--- DATASET CONTENT ---

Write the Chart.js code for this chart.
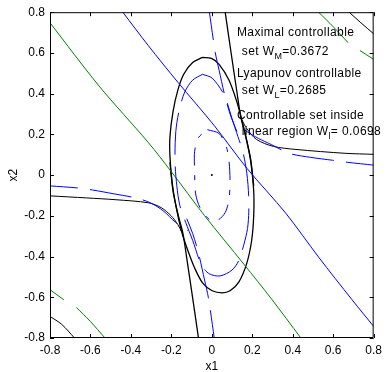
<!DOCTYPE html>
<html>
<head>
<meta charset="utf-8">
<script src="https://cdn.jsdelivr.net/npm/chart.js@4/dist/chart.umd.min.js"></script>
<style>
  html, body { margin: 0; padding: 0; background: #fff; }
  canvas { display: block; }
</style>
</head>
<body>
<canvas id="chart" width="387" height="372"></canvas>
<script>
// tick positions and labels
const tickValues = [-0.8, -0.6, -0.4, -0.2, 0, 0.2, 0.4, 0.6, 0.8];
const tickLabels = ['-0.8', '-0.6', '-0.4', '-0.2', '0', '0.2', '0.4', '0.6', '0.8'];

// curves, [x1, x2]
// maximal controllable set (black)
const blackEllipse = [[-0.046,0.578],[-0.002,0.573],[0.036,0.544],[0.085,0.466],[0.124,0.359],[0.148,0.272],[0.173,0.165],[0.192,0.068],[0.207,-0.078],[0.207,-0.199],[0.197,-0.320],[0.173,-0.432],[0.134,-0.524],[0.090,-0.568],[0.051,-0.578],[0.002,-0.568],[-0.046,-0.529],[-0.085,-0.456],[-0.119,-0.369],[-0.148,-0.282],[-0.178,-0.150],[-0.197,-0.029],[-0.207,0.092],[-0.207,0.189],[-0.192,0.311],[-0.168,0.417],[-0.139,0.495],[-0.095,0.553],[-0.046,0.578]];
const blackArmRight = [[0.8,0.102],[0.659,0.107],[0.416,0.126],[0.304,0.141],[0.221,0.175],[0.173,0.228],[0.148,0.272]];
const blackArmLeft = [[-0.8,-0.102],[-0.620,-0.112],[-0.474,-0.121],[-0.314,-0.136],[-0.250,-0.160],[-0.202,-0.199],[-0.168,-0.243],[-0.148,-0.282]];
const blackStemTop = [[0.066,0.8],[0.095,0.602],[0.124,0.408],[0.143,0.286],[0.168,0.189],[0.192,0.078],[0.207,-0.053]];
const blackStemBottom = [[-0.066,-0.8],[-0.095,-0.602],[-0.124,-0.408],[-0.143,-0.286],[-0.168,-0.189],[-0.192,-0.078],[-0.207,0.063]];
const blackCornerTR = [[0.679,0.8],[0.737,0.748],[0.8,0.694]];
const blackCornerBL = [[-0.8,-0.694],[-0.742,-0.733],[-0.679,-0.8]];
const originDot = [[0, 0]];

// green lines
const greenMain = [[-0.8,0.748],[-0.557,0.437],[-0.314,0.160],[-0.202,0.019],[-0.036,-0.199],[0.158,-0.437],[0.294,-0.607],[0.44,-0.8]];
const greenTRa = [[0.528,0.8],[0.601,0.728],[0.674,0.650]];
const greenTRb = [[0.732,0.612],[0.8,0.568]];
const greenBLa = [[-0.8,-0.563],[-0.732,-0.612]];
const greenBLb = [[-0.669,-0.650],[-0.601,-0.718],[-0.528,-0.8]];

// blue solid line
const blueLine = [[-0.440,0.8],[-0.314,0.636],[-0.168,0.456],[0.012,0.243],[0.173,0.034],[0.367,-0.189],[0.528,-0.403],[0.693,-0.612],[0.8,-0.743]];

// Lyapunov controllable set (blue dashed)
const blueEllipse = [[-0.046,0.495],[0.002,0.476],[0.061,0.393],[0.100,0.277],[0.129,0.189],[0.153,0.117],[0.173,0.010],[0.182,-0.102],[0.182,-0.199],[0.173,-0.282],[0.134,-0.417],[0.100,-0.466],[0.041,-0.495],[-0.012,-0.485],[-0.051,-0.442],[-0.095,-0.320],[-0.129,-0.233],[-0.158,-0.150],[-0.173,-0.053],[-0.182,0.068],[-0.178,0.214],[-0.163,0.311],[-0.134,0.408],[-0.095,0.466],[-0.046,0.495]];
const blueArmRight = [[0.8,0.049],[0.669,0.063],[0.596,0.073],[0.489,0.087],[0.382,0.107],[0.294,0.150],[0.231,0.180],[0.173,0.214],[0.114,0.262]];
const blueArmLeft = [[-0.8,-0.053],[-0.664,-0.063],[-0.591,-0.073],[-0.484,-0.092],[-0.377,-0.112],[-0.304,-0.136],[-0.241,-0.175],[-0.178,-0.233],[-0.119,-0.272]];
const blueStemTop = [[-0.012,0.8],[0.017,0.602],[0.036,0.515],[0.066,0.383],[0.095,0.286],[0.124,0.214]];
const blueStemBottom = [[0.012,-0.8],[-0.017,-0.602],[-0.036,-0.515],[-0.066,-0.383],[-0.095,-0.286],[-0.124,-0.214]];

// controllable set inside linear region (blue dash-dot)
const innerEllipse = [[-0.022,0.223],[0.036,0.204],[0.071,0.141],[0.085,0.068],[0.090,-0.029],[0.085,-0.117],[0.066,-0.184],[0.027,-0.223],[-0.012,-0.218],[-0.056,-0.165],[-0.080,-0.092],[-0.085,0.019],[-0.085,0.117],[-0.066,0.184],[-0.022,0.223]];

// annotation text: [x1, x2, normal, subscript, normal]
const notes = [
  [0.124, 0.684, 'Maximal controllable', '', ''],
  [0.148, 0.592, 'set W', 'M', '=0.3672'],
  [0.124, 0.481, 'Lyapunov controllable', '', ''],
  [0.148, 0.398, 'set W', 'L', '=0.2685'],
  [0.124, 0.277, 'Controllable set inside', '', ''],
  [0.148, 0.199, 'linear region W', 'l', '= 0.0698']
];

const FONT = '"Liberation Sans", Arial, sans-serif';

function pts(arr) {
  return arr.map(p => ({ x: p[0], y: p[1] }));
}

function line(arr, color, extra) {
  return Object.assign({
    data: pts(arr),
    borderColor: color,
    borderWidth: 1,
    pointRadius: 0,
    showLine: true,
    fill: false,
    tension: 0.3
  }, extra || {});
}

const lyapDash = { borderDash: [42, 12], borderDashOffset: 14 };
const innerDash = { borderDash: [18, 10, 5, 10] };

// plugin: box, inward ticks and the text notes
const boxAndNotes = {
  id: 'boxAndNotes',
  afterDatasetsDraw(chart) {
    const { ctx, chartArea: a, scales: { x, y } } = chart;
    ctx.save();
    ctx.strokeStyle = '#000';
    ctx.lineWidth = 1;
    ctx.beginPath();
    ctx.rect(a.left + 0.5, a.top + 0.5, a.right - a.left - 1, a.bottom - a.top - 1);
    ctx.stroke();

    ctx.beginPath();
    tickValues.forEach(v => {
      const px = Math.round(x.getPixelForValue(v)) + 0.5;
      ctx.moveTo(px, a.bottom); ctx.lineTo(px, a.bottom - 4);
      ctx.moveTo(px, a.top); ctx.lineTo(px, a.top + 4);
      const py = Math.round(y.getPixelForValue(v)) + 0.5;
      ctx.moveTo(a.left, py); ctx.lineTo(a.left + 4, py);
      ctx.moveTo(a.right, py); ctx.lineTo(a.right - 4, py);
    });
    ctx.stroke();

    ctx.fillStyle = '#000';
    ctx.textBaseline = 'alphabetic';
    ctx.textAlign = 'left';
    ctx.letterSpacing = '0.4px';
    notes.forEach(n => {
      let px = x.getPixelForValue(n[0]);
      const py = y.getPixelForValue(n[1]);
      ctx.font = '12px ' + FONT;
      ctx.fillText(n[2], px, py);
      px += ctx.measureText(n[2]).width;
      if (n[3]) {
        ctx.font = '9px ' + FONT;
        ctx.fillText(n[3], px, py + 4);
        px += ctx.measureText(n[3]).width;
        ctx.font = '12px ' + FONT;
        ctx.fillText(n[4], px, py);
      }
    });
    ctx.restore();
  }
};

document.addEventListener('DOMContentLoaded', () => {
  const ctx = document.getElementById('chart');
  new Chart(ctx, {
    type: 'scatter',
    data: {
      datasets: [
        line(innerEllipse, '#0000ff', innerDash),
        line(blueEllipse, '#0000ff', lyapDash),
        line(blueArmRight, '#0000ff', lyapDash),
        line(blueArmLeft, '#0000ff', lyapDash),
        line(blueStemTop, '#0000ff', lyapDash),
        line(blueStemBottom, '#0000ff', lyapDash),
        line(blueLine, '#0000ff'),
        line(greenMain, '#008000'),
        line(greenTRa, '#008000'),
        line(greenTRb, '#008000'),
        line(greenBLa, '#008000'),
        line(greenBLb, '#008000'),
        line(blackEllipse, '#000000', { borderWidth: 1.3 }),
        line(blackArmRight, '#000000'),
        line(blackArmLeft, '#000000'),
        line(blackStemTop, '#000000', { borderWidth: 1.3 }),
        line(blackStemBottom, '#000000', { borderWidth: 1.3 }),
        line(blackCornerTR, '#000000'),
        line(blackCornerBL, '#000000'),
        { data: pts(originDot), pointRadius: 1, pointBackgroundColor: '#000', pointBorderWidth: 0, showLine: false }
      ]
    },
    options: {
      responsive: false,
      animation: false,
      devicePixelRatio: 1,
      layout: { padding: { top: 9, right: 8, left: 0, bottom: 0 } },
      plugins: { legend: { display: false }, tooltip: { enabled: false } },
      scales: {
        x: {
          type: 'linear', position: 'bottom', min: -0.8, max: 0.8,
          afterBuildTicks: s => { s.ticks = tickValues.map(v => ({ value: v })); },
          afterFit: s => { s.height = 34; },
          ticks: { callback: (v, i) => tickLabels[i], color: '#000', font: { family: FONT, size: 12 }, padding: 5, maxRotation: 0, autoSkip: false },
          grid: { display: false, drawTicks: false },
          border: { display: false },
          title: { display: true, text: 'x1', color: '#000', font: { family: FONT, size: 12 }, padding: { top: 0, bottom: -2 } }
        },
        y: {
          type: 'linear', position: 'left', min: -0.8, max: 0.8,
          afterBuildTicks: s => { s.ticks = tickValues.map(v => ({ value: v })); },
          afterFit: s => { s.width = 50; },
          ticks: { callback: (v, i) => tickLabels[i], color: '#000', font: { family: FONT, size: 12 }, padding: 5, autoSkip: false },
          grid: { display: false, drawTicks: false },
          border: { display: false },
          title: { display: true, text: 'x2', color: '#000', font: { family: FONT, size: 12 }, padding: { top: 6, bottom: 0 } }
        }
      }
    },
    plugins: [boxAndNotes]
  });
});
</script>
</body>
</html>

---

■ INSTRUCTIONS FOR THE TASK: Exactly as written, please give again the lines from the beginning of the listing through the line containing "const originDot = [[0, 0]];", inclusive, without any pictures.

■ REPLY TO THE EXERCISE:
Write the Chart.js code for this chart.
<!DOCTYPE html>
<html>
<head>
<meta charset="utf-8">
<script src="https://cdn.jsdelivr.net/npm/chart.js@4/dist/chart.umd.min.js"></script>
<style>
  html, body { margin: 0; padding: 0; background: #fff; }
  canvas { display: block; }
</style>
</head>
<body>
<canvas id="chart" width="387" height="372"></canvas>
<script>
// tick positions and labels
const tickValues = [-0.8, -0.6, -0.4, -0.2, 0, 0.2, 0.4, 0.6, 0.8];
const tickLabels = ['-0.8', '-0.6', '-0.4', '-0.2', '0', '0.2', '0.4', '0.6', '0.8'];

// curves, [x1, x2]
// maximal controllable set (black)
const blackEllipse = [[-0.046,0.578],[-0.002,0.573],[0.036,0.544],[0.085,0.466],[0.124,0.359],[0.148,0.272],[0.173,0.165],[0.192,0.068],[0.207,-0.078],[0.207,-0.199],[0.197,-0.320],[0.173,-0.432],[0.134,-0.524],[0.090,-0.568],[0.051,-0.578],[0.002,-0.568],[-0.046,-0.529],[-0.085,-0.456],[-0.119,-0.369],[-0.148,-0.282],[-0.178,-0.150],[-0.197,-0.029],[-0.207,0.092],[-0.207,0.189],[-0.192,0.311],[-0.168,0.417],[-0.139,0.495],[-0.095,0.553],[-0.046,0.578]];
const blackArmRight = [[0.8,0.102],[0.659,0.107],[0.416,0.126],[0.304,0.141],[0.221,0.175],[0.173,0.228],[0.148,0.272]];
const blackArmLeft = [[-0.8,-0.102],[-0.620,-0.112],[-0.474,-0.121],[-0.314,-0.136],[-0.250,-0.160],[-0.202,-0.199],[-0.168,-0.243],[-0.148,-0.282]];
const blackStemTop = [[0.066,0.8],[0.095,0.602],[0.124,0.408],[0.143,0.286],[0.168,0.189],[0.192,0.078],[0.207,-0.053]];
const blackStemBottom = [[-0.066,-0.8],[-0.095,-0.602],[-0.124,-0.408],[-0.143,-0.286],[-0.168,-0.189],[-0.192,-0.078],[-0.207,0.063]];
const blackCornerTR = [[0.679,0.8],[0.737,0.748],[0.8,0.694]];
const blackCornerBL = [[-0.8,-0.694],[-0.742,-0.733],[-0.679,-0.8]];
const originDot = [[0, 0]];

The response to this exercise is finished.